What is being asked >> Below is a listing to transcribe in full and exactly; keep the pictures out.

Provided data >>
┄┄┄┄┄┄┄┄┄┄┄┄┄┄┄┄┄┄┄┄

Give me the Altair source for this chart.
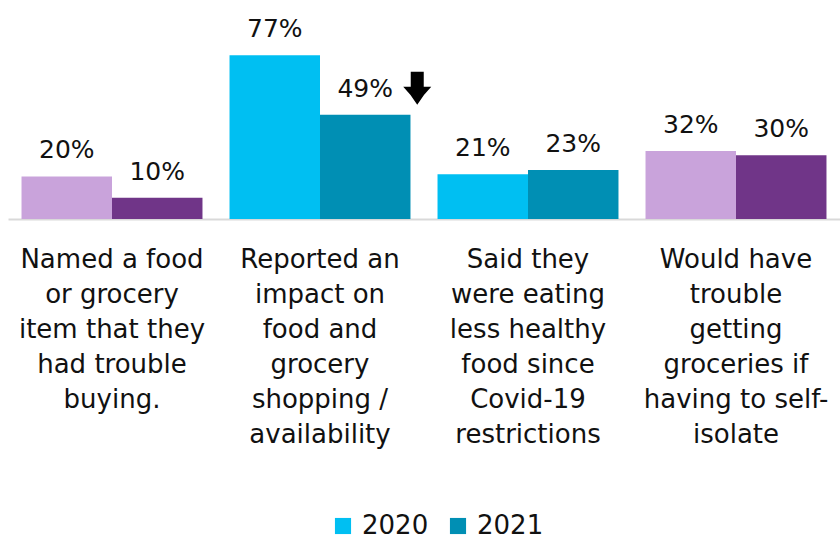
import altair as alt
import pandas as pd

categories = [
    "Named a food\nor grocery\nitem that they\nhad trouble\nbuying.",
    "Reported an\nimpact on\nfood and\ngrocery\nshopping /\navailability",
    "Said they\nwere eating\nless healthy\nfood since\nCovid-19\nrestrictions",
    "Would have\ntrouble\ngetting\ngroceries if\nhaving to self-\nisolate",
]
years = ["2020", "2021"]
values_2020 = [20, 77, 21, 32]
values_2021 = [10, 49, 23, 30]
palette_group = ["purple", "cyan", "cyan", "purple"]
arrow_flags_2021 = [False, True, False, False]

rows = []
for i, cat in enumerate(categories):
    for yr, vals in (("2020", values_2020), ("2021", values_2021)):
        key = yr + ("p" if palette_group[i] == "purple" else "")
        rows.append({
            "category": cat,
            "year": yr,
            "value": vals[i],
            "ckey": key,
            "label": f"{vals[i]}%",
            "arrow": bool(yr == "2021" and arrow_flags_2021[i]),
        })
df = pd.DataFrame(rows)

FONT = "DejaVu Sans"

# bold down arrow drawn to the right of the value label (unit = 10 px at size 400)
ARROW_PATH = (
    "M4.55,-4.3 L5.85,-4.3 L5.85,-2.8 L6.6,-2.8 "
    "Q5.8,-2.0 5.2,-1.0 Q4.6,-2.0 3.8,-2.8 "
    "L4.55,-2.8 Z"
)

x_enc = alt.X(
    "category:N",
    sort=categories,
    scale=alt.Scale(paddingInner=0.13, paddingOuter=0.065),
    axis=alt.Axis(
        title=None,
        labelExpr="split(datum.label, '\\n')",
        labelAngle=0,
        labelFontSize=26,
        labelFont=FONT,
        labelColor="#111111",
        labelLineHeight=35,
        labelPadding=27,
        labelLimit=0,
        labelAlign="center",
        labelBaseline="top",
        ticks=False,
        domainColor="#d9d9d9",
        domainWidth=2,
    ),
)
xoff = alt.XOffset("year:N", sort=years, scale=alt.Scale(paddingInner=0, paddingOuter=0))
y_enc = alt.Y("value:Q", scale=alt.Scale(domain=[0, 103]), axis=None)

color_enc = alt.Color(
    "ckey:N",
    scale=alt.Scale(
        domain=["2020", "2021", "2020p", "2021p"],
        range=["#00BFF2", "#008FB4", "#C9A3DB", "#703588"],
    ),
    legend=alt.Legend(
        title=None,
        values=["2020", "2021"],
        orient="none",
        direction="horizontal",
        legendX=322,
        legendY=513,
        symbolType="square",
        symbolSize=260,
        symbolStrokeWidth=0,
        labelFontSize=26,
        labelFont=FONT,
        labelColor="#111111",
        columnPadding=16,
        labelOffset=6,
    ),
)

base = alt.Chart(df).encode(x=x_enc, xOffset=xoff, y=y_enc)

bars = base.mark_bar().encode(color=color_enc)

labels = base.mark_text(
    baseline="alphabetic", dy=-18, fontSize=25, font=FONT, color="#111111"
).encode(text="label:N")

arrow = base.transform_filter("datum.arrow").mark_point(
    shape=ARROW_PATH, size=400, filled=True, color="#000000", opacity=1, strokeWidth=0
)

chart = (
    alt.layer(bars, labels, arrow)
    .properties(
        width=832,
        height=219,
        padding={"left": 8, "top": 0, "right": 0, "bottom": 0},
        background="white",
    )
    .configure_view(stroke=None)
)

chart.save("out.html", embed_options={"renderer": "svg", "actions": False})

┄┄┄┄┄┄┄┄┄┄┄┄┄┄┄┄┄┄┄┄

Completed exercise >>
Give me the Altair source for this chart.
import altair as alt
import pandas as pd

categories = [
    "Named a food\nor grocery\nitem that they\nhad trouble\nbuying.",
    "Reported an\nimpact on\nfood and\ngrocery\nshopping /\navailability",
    "Said they\nwere eating\nless healthy\nfood since\nCovid-19\nrestrictions",
    "Would have\ntrouble\ngetting\ngroceries if\nhaving to self-\nisolate",
]
years = ["2020", "2021"]
values_2020 = [20, 77, 21, 32]
values_2021 = [10, 49, 23, 30]
palette_group = ["purple", "cyan", "cyan", "purple"]
arrow_flags_2021 = [False, True, False, False]

rows = []
for i, cat in enumerate(categories):
    for yr, vals in (("2020", values_2020), ("2021", values_2021)):
        key = yr + ("p" if palette_group[i] == "purple" else "")
        rows.append({
            "category": cat,
            "year": yr,
            "value": vals[i],
            "ckey": key,
            "label": f"{vals[i]}%",
            "arrow": bool(yr == "2021" and arrow_flags_2021[i]),
        })
df = pd.DataFrame(rows)

FONT = "DejaVu Sans"

# bold down arrow drawn to the right of the value label (unit = 10 px at size 400)
ARROW_PATH = (
    "M4.55,-4.3 L5.85,-4.3 L5.85,-2.8 L6.6,-2.8 "
    "Q5.8,-2.0 5.2,-1.0 Q4.6,-2.0 3.8,-2.8 "
    "L4.55,-2.8 Z"
)

x_enc = alt.X(
    "category:N",
    sort=categories,
    scale=alt.Scale(paddingInner=0.13, paddingOuter=0.065),
    axis=alt.Axis(
        title=None,
        labelExpr="split(datum.label, '\\n')",
        labelAngle=0,
        labelFontSize=26,
        labelFont=FONT,
        labelColor="#111111",
        labelLineHeight=35,
        labelPadding=27,
        labelLimit=0,
        labelAlign="center",
        labelBaseline="top",
        ticks=False,
        domainColor="#d9d9d9",
        domainWidth=2,
    ),
)
xoff = alt.XOffset("year:N", sort=years, scale=alt.Scale(paddingInner=0, paddingOuter=0))
y_enc = alt.Y("value:Q", scale=alt.Scale(domain=[0, 103]), axis=None)

color_enc = alt.Color(
    "ckey:N",
    scale=alt.Scale(
        domain=["2020", "2021", "2020p", "2021p"],
        range=["#00BFF2", "#008FB4", "#C9A3DB", "#703588"],
    ),
    legend=alt.Legend(
        title=None,
        values=["2020", "2021"],
        orient="none",
        direction="horizontal",
        legendX=322,
        legendY=513,
        symbolType="square",
        symbolSize=260,
        symbolStrokeWidth=0,
        labelFontSize=26,
        labelFont=FONT,
        labelColor="#111111",
        columnPadding=16,
        labelOffset=6,
    ),
)

base = alt.Chart(df).encode(x=x_enc, xOffset=xoff, y=y_enc)

bars = base.mark_bar().encode(color=color_enc)

labels = base.mark_text(
    baseline="alphabetic", dy=-18, fontSize=25, font=FONT, color="#111111"
).encode(text="label:N")

arrow = base.transform_filter("datum.arrow").mark_point(
    shape=ARROW_PATH, size=400, filled=True, color="#000000", opacity=1, strokeWidth=0
)

chart = (
    alt.layer(bars, labels, arrow)
    .properties(
        width=832,
        height=219,
        padding={"left": 8, "top": 0, "right": 0, "bottom": 0},
        background="white",
    )
    .configure_view(stroke=None)
)

chart.save("out.html", embed_options={"renderer": "svg", "actions": False})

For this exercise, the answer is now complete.